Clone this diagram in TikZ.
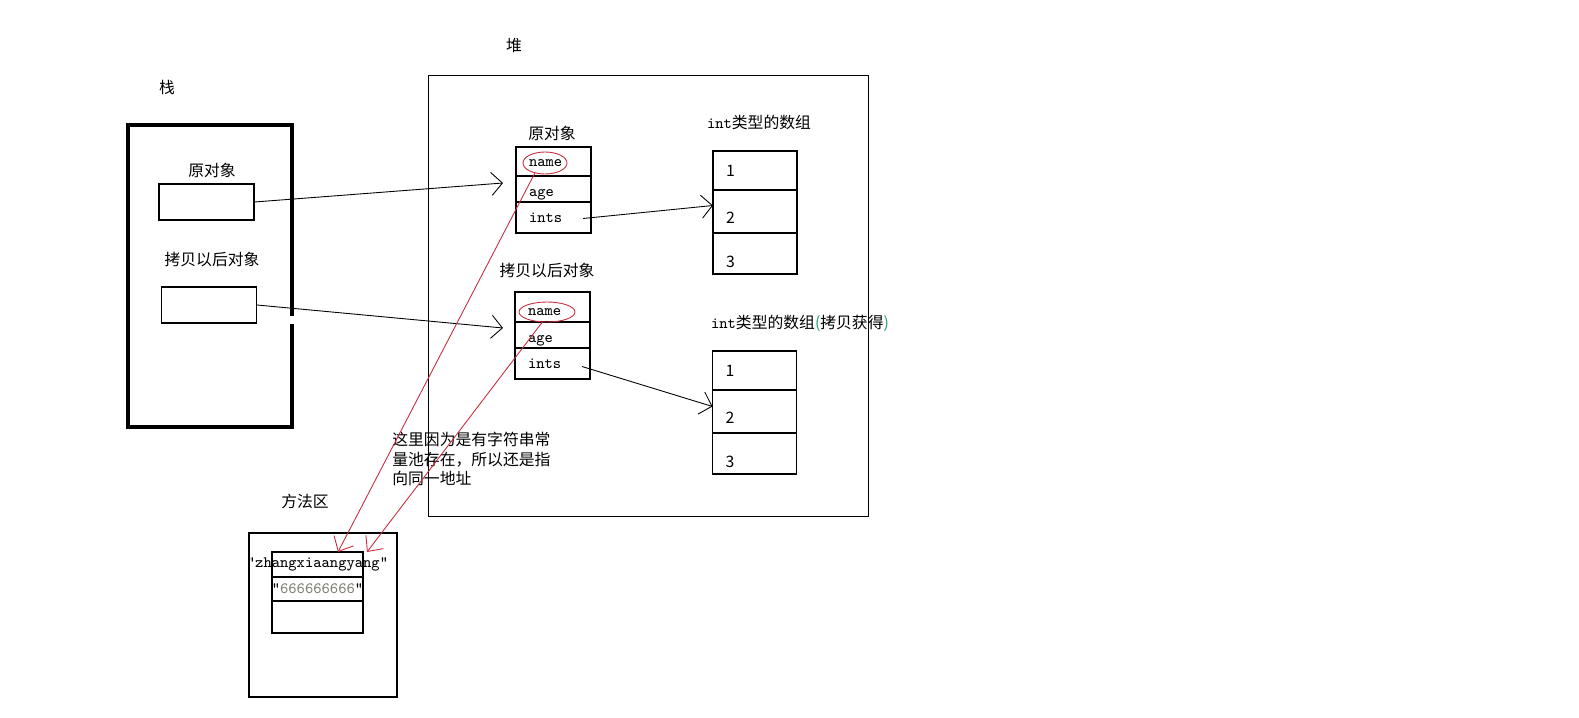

==

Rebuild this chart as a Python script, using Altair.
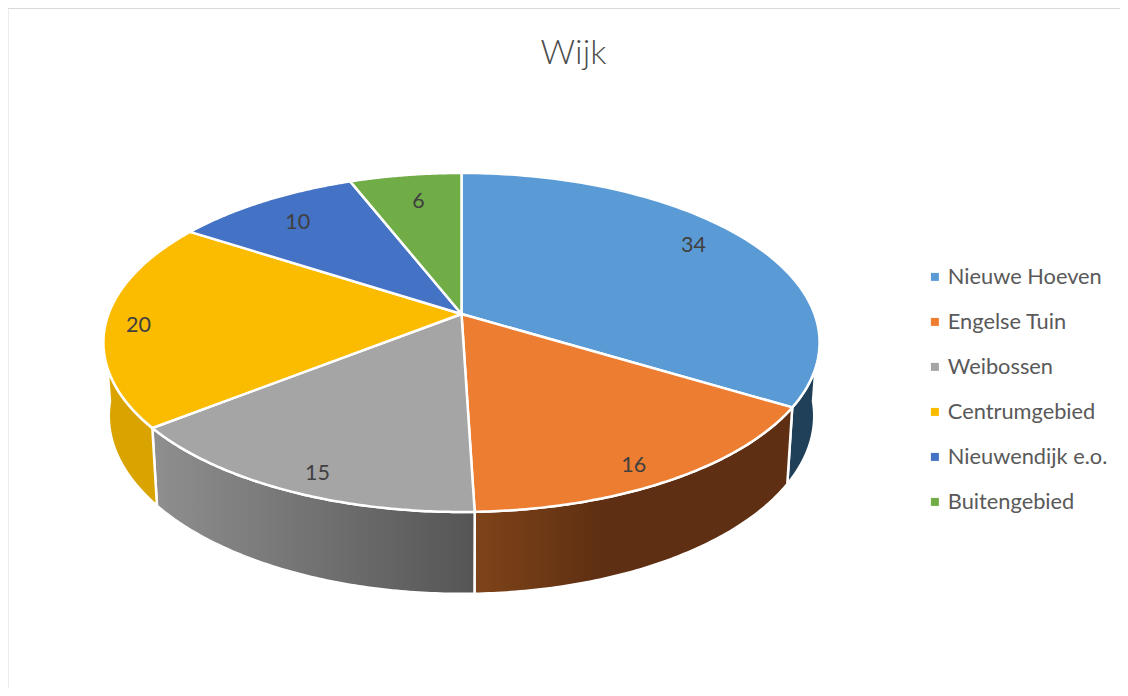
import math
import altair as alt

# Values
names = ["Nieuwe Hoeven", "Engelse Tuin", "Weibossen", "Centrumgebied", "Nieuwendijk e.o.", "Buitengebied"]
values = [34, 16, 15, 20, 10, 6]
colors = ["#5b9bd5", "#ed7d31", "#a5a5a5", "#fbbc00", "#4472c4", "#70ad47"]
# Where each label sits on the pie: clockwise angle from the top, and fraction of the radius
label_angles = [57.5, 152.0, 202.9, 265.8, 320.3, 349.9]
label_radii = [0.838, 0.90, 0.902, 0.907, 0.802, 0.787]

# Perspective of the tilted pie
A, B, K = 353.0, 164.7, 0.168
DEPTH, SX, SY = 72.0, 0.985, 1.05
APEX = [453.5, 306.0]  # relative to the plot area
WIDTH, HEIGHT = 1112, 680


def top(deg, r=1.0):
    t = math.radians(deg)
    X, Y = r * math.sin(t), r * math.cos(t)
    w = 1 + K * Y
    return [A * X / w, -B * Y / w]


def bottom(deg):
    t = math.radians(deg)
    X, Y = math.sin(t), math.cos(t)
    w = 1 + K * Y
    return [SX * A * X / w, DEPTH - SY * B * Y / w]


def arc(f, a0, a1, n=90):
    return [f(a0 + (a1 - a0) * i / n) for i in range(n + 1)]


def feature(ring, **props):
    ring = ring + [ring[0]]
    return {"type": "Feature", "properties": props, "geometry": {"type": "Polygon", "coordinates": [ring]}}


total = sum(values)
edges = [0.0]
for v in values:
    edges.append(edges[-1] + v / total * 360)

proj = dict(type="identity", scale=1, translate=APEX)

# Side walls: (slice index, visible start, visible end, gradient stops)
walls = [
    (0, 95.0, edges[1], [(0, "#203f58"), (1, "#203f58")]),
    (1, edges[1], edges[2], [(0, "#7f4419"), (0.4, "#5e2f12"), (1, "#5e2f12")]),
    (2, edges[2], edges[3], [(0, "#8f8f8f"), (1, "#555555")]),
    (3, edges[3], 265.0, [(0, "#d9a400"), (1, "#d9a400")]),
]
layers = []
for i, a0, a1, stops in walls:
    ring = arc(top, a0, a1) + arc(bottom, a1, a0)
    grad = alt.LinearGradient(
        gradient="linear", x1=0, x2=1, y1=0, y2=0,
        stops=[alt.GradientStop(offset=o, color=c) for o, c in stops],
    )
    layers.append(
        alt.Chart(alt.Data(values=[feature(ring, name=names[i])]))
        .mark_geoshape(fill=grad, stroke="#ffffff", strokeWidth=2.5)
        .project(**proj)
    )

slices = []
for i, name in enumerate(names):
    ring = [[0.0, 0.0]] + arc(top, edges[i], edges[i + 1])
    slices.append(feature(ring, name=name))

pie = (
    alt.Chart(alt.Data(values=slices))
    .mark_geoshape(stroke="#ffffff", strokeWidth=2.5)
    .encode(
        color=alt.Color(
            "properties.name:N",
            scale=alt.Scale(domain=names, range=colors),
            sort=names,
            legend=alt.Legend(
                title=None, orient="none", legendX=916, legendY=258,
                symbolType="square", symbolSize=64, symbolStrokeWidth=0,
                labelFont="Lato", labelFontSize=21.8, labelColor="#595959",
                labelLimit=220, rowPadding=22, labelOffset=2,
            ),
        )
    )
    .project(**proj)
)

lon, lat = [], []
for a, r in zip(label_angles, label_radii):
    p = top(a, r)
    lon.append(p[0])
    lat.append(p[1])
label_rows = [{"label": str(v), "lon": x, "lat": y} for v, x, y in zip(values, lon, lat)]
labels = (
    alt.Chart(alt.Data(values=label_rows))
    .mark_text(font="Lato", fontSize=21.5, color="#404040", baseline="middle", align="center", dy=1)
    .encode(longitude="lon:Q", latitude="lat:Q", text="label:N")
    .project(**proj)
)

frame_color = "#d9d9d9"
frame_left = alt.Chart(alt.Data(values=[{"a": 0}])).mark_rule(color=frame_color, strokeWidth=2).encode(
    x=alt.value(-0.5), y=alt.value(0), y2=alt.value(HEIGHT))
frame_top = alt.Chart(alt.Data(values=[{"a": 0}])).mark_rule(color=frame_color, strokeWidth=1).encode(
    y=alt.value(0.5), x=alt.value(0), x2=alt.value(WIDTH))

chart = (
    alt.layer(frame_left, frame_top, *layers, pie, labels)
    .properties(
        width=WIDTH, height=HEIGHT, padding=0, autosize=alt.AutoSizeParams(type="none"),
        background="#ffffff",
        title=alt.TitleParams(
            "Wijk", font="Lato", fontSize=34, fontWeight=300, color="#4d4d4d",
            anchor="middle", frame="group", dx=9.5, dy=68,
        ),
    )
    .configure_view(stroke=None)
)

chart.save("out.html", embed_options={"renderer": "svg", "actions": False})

What the task requires
Give again, word for word, the lines from the one that contains "Rebuild this chart" to the one that contains "import altair as alt", both included. Omit the pictures.

Worked solution
Rebuild this chart as a Python script, using Altair.
import math
import altair as alt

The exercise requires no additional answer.